Editorial: The Hiroshima-Nagasaki Declaration as inspiration for the elimination of nuclear weapons

The Hiroshima-Nagasaki Declaration of Nobel Peace Laureates was released on May 18. This statement, signed by 17 peace laureates, calls on political leaders and citizens to take action in order to realize a world free of nuclear weapons.

The declaration states that “nuclear weapons are a humanitarian disaster of monstrous proportion” and their elimination is “a fundamental necessity in forging a more secure planet for us all.”

In the first ten days since its release, media coverage of the declaration included more than 40 newspapers in Japan. Some referred to it in editorials or columns. Part of the declaration was read aloud in Diet deliberations. Citizens, as well, were impressed by the statement and shared it in blogs. Internationally, the declaration was reported on by U.S. news agencies and major websites. We feel confident that the Hiroshima-Nagasaki Declaration of Nobel Peace Laureates has been well-received both at home and abroad.

The anti-nuclear movement is gaining momentum. Most symbolic of this development is U.S. President Barack Obama’s speech made in the Czech capital of Prague. In this speech he clearly vowed to take concrete action toward a world without nuclear weapons.

“As the only nuclear power to have used a nuclear weapon, the United States has a moral responsibility to act,” President Obama pronounced. Even a short time ago, who could have imagined that the leader of this nuclear superpower would make such a statement? We must take advantage of this historical opportunity.

Not every Nobel Peace Prize laureate joined in the declaration. Former U.S. President Jimmy Carter, former President of the Soviet Union Mikhail Gorbachev, and former U.S. Secretary of State Henry Kissinger, among others, did not take part and yet this does not necessarily imply a conflicting point of view.

Mr. Kissinger, for one, has strongly argued for the elimination of nuclear arms. He believes that, if the current trend toward nuclear proliferation is not stopped, the possibility exists that even terrorists will obtain nuclear weapons. It is thus safer to rid of the world of nuclear arms than hold on to them. In this, he shares the same ideas as articulated in the declaration. Mr. Kissinger’s stance is a sign that public opinion in the U.S. is undergoing a change.

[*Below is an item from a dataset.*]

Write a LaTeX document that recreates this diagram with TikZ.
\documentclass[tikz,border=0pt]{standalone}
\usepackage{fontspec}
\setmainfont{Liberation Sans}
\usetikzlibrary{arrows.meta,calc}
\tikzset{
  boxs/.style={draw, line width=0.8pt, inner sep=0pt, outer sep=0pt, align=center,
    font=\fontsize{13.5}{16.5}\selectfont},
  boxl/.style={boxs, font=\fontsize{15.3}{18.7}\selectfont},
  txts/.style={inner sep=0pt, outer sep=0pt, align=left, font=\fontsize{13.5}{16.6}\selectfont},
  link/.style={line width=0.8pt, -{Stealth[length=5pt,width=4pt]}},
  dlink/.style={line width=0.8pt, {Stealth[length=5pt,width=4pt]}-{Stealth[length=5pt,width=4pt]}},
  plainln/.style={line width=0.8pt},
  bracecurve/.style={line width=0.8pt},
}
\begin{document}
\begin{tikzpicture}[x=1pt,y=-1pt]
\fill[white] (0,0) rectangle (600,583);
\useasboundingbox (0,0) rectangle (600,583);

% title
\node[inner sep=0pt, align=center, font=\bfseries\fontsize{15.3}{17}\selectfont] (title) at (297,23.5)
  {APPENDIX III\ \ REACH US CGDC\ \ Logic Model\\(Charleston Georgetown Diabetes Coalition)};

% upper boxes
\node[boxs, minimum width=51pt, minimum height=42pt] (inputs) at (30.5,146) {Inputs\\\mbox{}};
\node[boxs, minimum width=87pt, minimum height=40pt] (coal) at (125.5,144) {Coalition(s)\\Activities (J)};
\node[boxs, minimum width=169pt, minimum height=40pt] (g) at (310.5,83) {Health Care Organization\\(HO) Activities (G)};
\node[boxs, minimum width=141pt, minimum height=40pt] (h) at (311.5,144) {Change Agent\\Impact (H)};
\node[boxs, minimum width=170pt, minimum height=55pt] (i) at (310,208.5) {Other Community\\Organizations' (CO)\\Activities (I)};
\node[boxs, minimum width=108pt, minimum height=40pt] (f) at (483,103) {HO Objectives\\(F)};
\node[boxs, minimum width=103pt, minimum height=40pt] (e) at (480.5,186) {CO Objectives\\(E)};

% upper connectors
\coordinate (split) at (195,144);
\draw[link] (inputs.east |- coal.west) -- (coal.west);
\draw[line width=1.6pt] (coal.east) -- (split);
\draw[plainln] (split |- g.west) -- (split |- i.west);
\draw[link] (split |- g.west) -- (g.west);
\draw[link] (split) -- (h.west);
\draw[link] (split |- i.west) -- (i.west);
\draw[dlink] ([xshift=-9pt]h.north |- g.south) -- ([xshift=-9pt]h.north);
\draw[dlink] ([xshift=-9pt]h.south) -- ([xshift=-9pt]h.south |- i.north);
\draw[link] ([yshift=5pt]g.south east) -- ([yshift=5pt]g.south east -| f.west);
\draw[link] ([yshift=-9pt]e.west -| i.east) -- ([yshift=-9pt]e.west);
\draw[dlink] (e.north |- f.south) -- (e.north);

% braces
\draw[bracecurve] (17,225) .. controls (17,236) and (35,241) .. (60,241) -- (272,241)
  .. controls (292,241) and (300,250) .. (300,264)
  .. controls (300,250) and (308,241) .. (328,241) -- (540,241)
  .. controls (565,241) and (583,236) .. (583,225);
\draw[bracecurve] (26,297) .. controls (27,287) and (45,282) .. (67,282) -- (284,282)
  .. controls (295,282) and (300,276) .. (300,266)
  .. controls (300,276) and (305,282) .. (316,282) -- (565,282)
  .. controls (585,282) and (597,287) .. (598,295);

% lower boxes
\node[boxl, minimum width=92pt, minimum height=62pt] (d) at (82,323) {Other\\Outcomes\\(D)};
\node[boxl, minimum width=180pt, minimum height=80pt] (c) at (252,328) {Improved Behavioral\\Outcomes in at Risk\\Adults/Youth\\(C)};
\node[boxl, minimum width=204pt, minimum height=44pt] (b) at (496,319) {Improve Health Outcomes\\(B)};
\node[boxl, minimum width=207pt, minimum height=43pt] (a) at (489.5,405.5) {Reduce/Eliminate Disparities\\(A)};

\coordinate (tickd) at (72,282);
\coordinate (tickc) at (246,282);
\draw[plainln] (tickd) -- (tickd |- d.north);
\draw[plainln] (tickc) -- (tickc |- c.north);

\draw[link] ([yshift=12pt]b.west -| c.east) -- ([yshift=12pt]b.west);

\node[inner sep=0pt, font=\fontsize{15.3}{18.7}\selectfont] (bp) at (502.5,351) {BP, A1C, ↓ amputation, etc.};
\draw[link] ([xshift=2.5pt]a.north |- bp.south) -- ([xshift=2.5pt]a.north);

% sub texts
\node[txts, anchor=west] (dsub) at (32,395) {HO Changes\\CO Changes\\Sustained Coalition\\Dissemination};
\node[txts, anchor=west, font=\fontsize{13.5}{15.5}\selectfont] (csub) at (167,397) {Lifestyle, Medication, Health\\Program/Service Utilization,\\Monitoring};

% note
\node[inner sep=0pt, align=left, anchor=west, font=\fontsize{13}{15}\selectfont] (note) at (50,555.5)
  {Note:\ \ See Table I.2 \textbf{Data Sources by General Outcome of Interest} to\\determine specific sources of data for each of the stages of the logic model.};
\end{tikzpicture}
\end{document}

This change is being demonstrated in a tangible way through the start of nuclear disarmament negotiations between the U.S. and the Soviet Union, the two nations which possess more than 90 percent of the world’s nuclear weapons. If the two nuclear superpowers can reduce their nuclear weapons substantially, it should be possible to persuade other nuclear powers to follow suit. This would give fresh impetus to the Nuclear Non-proliferation Treaty (NPT) Review Conference, scheduled for May 2010.

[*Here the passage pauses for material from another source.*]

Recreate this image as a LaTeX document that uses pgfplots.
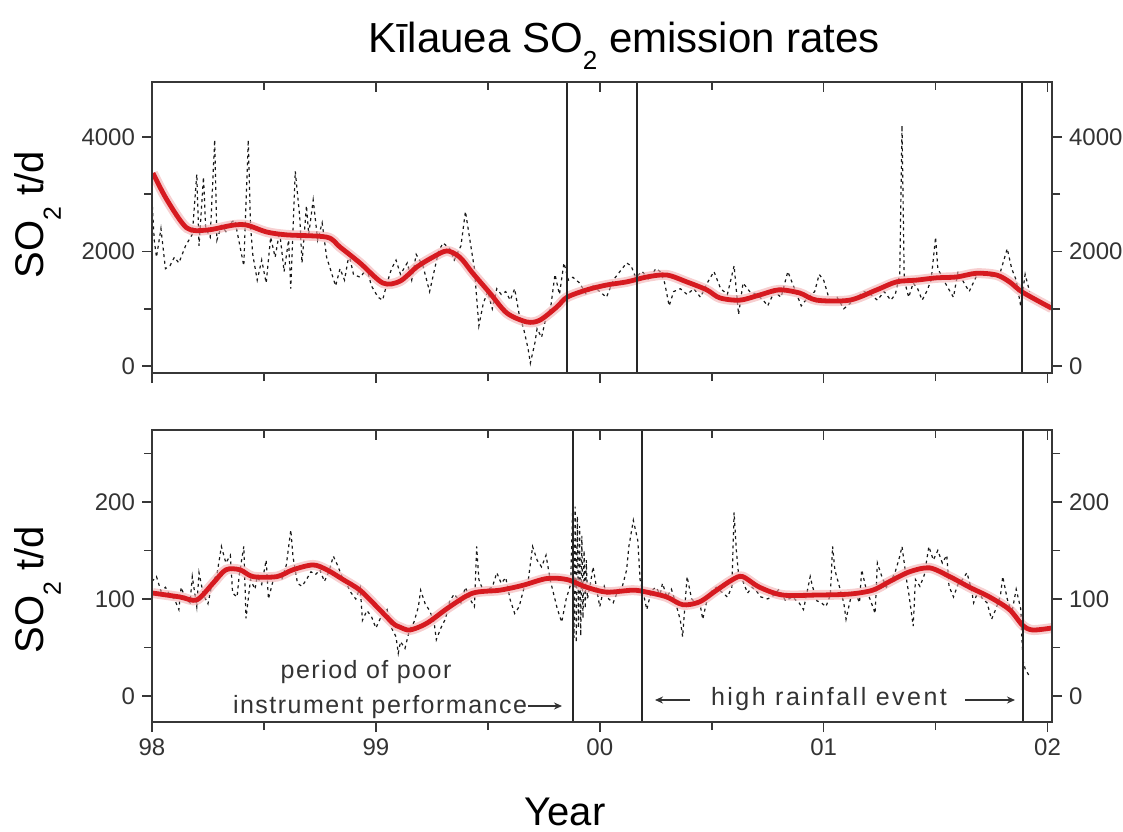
\documentclass[border=0pt]{standalone}
\usepackage{fontspec}
\setmainfont{Liberation Sans}
\newfontfamily\annfont[LetterSpace=6]{Liberation Sans}
\newfontfamily\annwidefont[LetterSpace=10]{Liberation Sans}
\usepackage{pgfplots}
\usepackage{pgfplotstable}
\pgfplotsset{compat=1.18}
\usetikzlibrary{arrows.meta}

\definecolor{fitred}{RGB}{214,26,32}
\definecolor{frame}{RGB}{55,55,55}

% low-set subscript used in the chemical formula
\newcommand{\lowsub}[1]{\raisebox{-0.42em}{\fontsize{0.62em}{0.7em}\selectfont #1}}

% Daily SO2 emission rates, 1998-2002 (t/d), upper panel
\pgfplotstableread{
x y
1998.00 2900
1998.01 2200
1998.02 1900
1998.04 2400
1998.06 1700
1998.08 1750
1998.10 1900
1998.12 1800
1998.15 2100
1998.18 2300
1998.20 3350
1998.21 2100
1998.23 3300
1998.24 2400
1998.26 2250
1998.28 3950
1998.29 2200
1998.31 2450
1998.33 2350
1998.35 2500
1998.37 2550
1998.39 2150
1998.41 1750
1998.43 3950
1998.44 2450
1998.45 1950
1998.47 1500
1998.49 1850
1998.51 1450
1998.53 2250
1998.55 1900
1998.57 2350
1998.59 1650
1998.61 2200
1998.62 1350
1998.64 3400
1998.66 2600
1998.67 1800
1998.69 2800
1998.70 2300
1998.72 2900
1998.74 2200
1998.76 2500
1998.78 1900
1998.80 1650
1998.82 1400
1998.84 1700
1998.86 1500
1998.88 1950
1998.90 1600
1998.93 1550
1998.96 1700
1998.98 1400
1999.01 1200
1999.03 1150
1999.05 1450
1999.07 1700
1999.09 1850
1999.11 1600
1999.14 1800
1999.16 1500
1999.18 1950
1999.21 1750
1999.24 1300
1999.26 1650
1999.28 2000
1999.30 2150
1999.33 2050
1999.35 1850
1999.38 2100
1999.40 2700
1999.42 2200
1999.44 1700
1999.46 700
1999.48 1100
1999.50 1300
1999.52 1000
1999.54 1350
1999.56 1250
1999.58 1300
1999.60 1150
1999.62 1350
1999.64 900
1999.66 650
1999.68 300
1999.69 50
1999.71 400
1999.72 650
1999.74 500
1999.76 850
1999.78 1000
1999.80 1600
1999.82 1250
1999.84 1800
1999.86 1500
1999.88 1550
1999.91 1450
1999.94 1250
1999.97 1400
2000.00 1300
2000.03 1200
2000.06 1500
2000.09 1650
2000.12 1800
2000.14 1750
2000.16 1550
2000.19 1650
2000.22 1500
2000.25 1700
2000.27 1650
2000.29 1450
2000.31 1050
2000.33 1300
2000.36 1350
2000.39 1250
2000.42 1350
2000.45 1200
2000.48 1450
2000.51 1650
2000.54 1350
2000.57 1250
2000.60 1750
2000.62 900
2000.64 1450
2000.67 1300
2000.70 1250
2000.73 1150
2000.75 1050
2000.78 1300
2000.81 1200
2000.84 1650
2000.87 1350
2000.90 1050
2000.93 1200
2000.96 1300
2000.98 1600
2001.00 1500
2001.03 1100
2001.06 1200
2001.09 1000
2001.12 1100
2001.15 1200
2001.18 1300
2001.21 1250
2001.24 1150
2001.27 1300
2001.30 1150
2001.32 1250
2001.34 1600
2001.35 4200
2001.36 1500
2001.38 1200
2001.40 1450
2001.42 1350
2001.44 1150
2001.46 1300
2001.48 1500
2001.50 2250
2001.51 1700
2001.53 1550
2001.55 1400
2001.58 1200
2001.60 1650
2001.62 1500
2001.65 1300
2001.68 1550
2001.70 1650
2001.73 1600
2001.76 1550
2001.79 1650
2001.82 2050
2001.84 1700
2001.86 1500
2001.88 1050
2001.90 1600
2001.92 1300
}\topobs

% Smoothed trend, upper panel
\pgfplotstableread{
x y
1998.004 3370
1998.067 2900
1998.156 2410
1998.246 2375
1998.362 2460
1998.424 2460
1998.513 2340
1998.603 2290
1998.781 2250
1998.839 2080
1998.929 1800
1999.031 1450
1999.107 1480
1999.183 1730
1999.254 1900
1999.317 2010
1999.375 1900
1999.433 1620
1999.509 1275
1999.585 925
1999.674 770
1999.732 800
1999.808 1030
1999.853 1200
1999.942 1330
2000.031 1415
2000.121 1470
2000.210 1555
2000.299 1590
2000.388 1470
2000.478 1330
2000.536 1190
2000.625 1150
2000.714 1240
2000.800 1330
2000.893 1275
2000.969 1150
2001.116 1150
2001.237 1330
2001.326 1470
2001.415 1500
2001.504 1540
2001.594 1555
2001.683 1620
2001.772 1590
2001.830 1470
2001.888 1290
2002.018 1010
}\topfit

% Daily emission rates, lower panel
\pgfplotstableread{
x y
1998.00 118
1998.02 123
1998.04 108
1998.06 112
1998.08 104
1998.10 100
1998.12 89
1998.13 112
1998.15 100
1998.17 96
1998.18 123
1998.20 92
1998.21 127
1998.23 104
1998.25 95
1998.27 118
1998.29 125
1998.31 154
1998.33 137
1998.35 145
1998.36 106
1998.38 102
1998.39 125
1998.41 154
1998.42 80
1998.44 120
1998.46 110
1998.47 123
1998.49 115
1998.51 140
1998.52 100
1998.54 118
1998.56 126
1998.58 120
1998.60 135
1998.62 171
1998.63 143
1998.65 116
1998.67 113
1998.69 120
1998.71 128
1998.73 125
1998.75 130
1998.77 118
1998.79 128
1998.81 144
1998.83 134
1998.85 122
1998.87 115
1998.89 106
1998.91 100
1998.93 112
1998.94 78
1998.96 88
1998.98 82
1999.00 70
1999.02 80
1999.05 89
1999.07 70
1999.09 61
1999.10 44
1999.11 56
1999.13 49
1999.15 68
1999.17 76
1999.19 92
1999.20 109
1999.22 95
1999.24 88
1999.26 76
1999.27 58
1999.29 70
1999.31 79
1999.33 98
1999.35 105
1999.38 96
1999.40 112
1999.42 100
1999.44 92
1999.45 154
1999.46 120
1999.48 108
1999.50 110
1999.52 112
1999.54 127
1999.56 116
1999.58 122
1999.60 99
1999.62 85
1999.64 92
1999.66 110
1999.68 118
1999.70 154
1999.72 140
1999.74 133
1999.76 145
1999.78 118
1999.79 109
1999.81 90
1999.83 76
1999.85 100
1999.87 115
1999.880 202
1999.885 60
1999.890 195
1999.895 55
1999.900 185
1999.905 70
1999.910 175
1999.915 62
1999.920 165
1999.925 80
1999.930 150
1999.935 90
1999.940 140
1999.945 100
1999.96 118
1999.97 133
1999.99 105
2000.00 92
2000.02 113
2000.04 100
2000.06 96
2000.08 108
2000.10 112
2000.12 130
2000.13 154
2000.15 181
2000.17 160
2000.18 120
2000.20 100
2000.21 89
2000.23 108
2000.25 112
2000.27 105
2000.28 116
2000.30 102
2000.32 110
2000.34 95
2000.36 78
2000.37 61
2000.39 123
2000.41 100
2000.43 96
2000.45 92
2000.46 79
2000.48 100
2000.50 108
2000.52 112
2000.55 106
2000.57 102
2000.59 112
2000.60 189
2000.61 150
2000.62 125
2000.64 118
2000.66 106
2000.68 112
2000.70 108
2000.72 102
2000.75 100
2000.78 104
2000.80 110
2000.83 98
2000.86 102
2000.89 96
2000.91 89
2000.94 123
2000.95 113
2000.97 98
2000.99 96
2001.01 92
2001.03 104
2001.04 154
2001.05 130
2001.07 113
2001.09 96
2001.10 79
2001.12 100
2001.14 108
2001.16 96
2001.17 130
2001.19 110
2001.21 98
2001.23 85
2001.24 137
2001.26 123
2001.28 112
2001.30 118
2001.32 128
2001.34 144
2001.35 154
2001.37 120
2001.38 106
2001.40 72
2001.41 120
2001.43 113
2001.45 125
2001.47 154
2001.49 140
2001.51 150
2001.53 137
2001.55 145
2001.56 113
2001.58 102
2001.60 115
2001.62 120
2001.64 127
2001.66 110
2001.67 96
2001.69 108
2001.71 100
2001.73 96
2001.75 79
2001.77 90
2001.79 104
2001.80 123
2001.82 100
2001.84 85
2001.86 110
2001.88 90
2001.89 37
2001.90 28
2001.92 20
}\botobs

% Smoothed trend, lower panel
\pgfplotstableread{
x y
1998.004 106
1998.125 102
1998.200 99
1998.272 116
1998.330 130
1998.393 130
1998.451 123
1998.558 123
1998.629 130
1998.719 135
1998.781 130
1998.853 120
1998.929 109
1999.004 92
1999.076 75
1999.107 71
1999.152 68
1999.228 75
1999.330 92
1999.433 106
1999.554 109
1999.656 114
1999.763 121
1999.853 120
1999.942 112
2000.031 107
2000.147 109
2000.210 107
2000.299 102
2000.371 94
2000.446 97
2000.522 109
2000.594 120
2000.638 123
2000.714 112
2000.817 104
2000.969 104
2001.116 105
2001.219 109
2001.295 118
2001.384 128
2001.473 132
2001.563 123
2001.652 112
2001.741 102
2001.830 89
2001.888 73
2001.933 68
2002.018 70
}\botfit

\pgfplotsset{
  panel/.style={scale only axis, width=450pt, xmin=1998, xmax=2002.02,
    at={(0,0)}, anchor=south west,
    axis line style={frame, line width=0.9pt},
    major tick length=5pt, minor tick length=4pt,
    tick style={frame, line width=0.8pt},
    tick label style={font=\fontsize{12}{14}\selectfont, text=black!80},
    /pgf/number format/assume math mode=true},
  topdims/.style={height=145.5pt, ymin=-122, ymax=4960},
  botdims/.style={height=146pt, ymin=-26.8, ymax=274},
  xt/.style={xtick={1998,1999,2000,2001,2002}, minor x tick num=1},
  topy/.style={ytick={0,2000,4000}, minor ytick={1000,3000}, yticklabels={0,2000,4000}},
  boty/.style={ytick={0,100,200}, minor ytick={50,150,250}, yticklabels={0,100,200}},
  obs/.style={black!90, line width=0.6pt, dash pattern=on 1.5pt off 1.8pt},
  fithalo/.style={fitred!35, line width=5pt, opacity=0.6, smooth, tension=0.5},
  fit/.style={fitred, line width=2.4pt, smooth, tension=0.5},
  gap/.style={black!85, line width=0.9pt},
}

\begin{document}
\begin{tikzpicture}
% ---------- upper panel ----------
\begin{axis}[panel, topdims, xt, topy, tick align=outside,
    xtick pos=bottom, ytick pos=left, xticklabels={}]
  \addplot[obs] table {\topobs};
  \addplot[fithalo] table {\topfit};
  \addplot[fit] table {\topfit};
  \addplot[gap] coordinates {(1999.853,-122) (1999.853,4960)};
  \addplot[gap] coordinates {(2000.168,-122) (2000.168,4960)};
  \addplot[gap] coordinates {(2001.885,-122) (2001.885,4960)};
\end{axis}
\begin{axis}[panel, topdims, topy, xtick=\empty, tick align=outside,
    ytick pos=right, yticklabel pos=right]
\end{axis}
\begin{axis}[panel, topdims, xt, ytick=\empty, tick align=inside,
    xtick pos=top, xticklabels={}]
\end{axis}

% ---------- lower panel ----------
\begin{scope}[yshift=-174.5pt]
\begin{axis}[panel, botdims, xt, boty, tick align=outside,
    xtick pos=bottom, ytick pos=left, xticklabels={98,99,00,01,02}]
  \addplot[obs] table {\botobs};
  \addplot[fithalo] table {\botfit};
  \addplot[fit] table {\botfit};
  \addplot[gap] coordinates {(1999.880,-26.8) (1999.880,274)};
  \addplot[gap] coordinates {(2000.190,-26.8) (2000.190,274)};
  \addplot[gap] coordinates {(2001.890,-26.8) (2001.890,274)};
\end{axis}
\begin{axis}[panel, botdims, boty, xtick=\empty, tick align=outside,
    ytick pos=right, yticklabel pos=right]
\end{axis}
\begin{axis}[panel, botdims, xt, ytick=\empty, tick align=inside,
    xtick pos=top, xticklabels={}]
\end{axis}
\end{scope}

% ---------- titles and labels ----------
\node[anchor=base] at (236pt,160.5pt)
  {\fontsize{21}{25}\selectfont Kīlauea SO\lowsub{2} emission rates};
\node[anchor=base, rotate=90] at (-54pt,79pt)
  {\fontsize{20}{24}\selectfont SO\lowsub{2} t/d};
\node[anchor=base, rotate=90] at (-54pt,-108.5pt)
  {\fontsize{20}{24}\selectfont SO\lowsub{2} t/d};
\node[anchor=base] at (206.5pt,-226pt) {\fontsize{20}{24}\selectfont Year};

% ---------- annotations ----------
\begin{scope}[every node/.style={text=black!80, inner sep=0pt}]
  \node[anchor=base, font=\annfont\fontsize{12.5}{15}\selectfont]
    at (107pt,-152.5pt) {period of poor};
  \node[anchor=base, font=\annfont\fontsize{12.5}{15}\selectfont]
    at (114pt,-170pt) {instrument performance};
  \node[anchor=base, font=\annwidefont\fontsize{12.5}{15}\selectfont]
    at (338.5pt,-166pt) {high rainfall event};
\end{scope}
\begin{scope}[black!80, line width=0.8pt, -{Stealth[length=4pt,width=3.5pt]}]
  \draw (188pt,-166.5pt) -- (205pt,-166.5pt);
  \draw (269pt,-163.5pt) -- (251.5pt,-163.5pt);
  \draw (406.5pt,-163.5pt) -- (431.5pt,-163.5pt);
\end{scope}

\pgfresetboundingbox
\path (-76pt,186.5pt) rectangle (485.5pt,-229pt);
\end{tikzpicture}
\end{document}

North Korea, though, which has conducted its second nuclear test, is a source of concern. With nuclear weapons, the country will threaten the peace and stability of not only its region but of the whole world. The global community must stand united and firm against the possession of nuclear weapons by North Korea.

As stated in the declaration, treaties banning landmines and cluster bombs have been realized as a result of the strong will to abolish these arms. Why not, then, nuclear weapons? May the Hiroshima-Nagasaki Declaration of Nobel Peace Laureates serve as an inspiration for rousing within us the determination to eliminate nuclear weapons, too.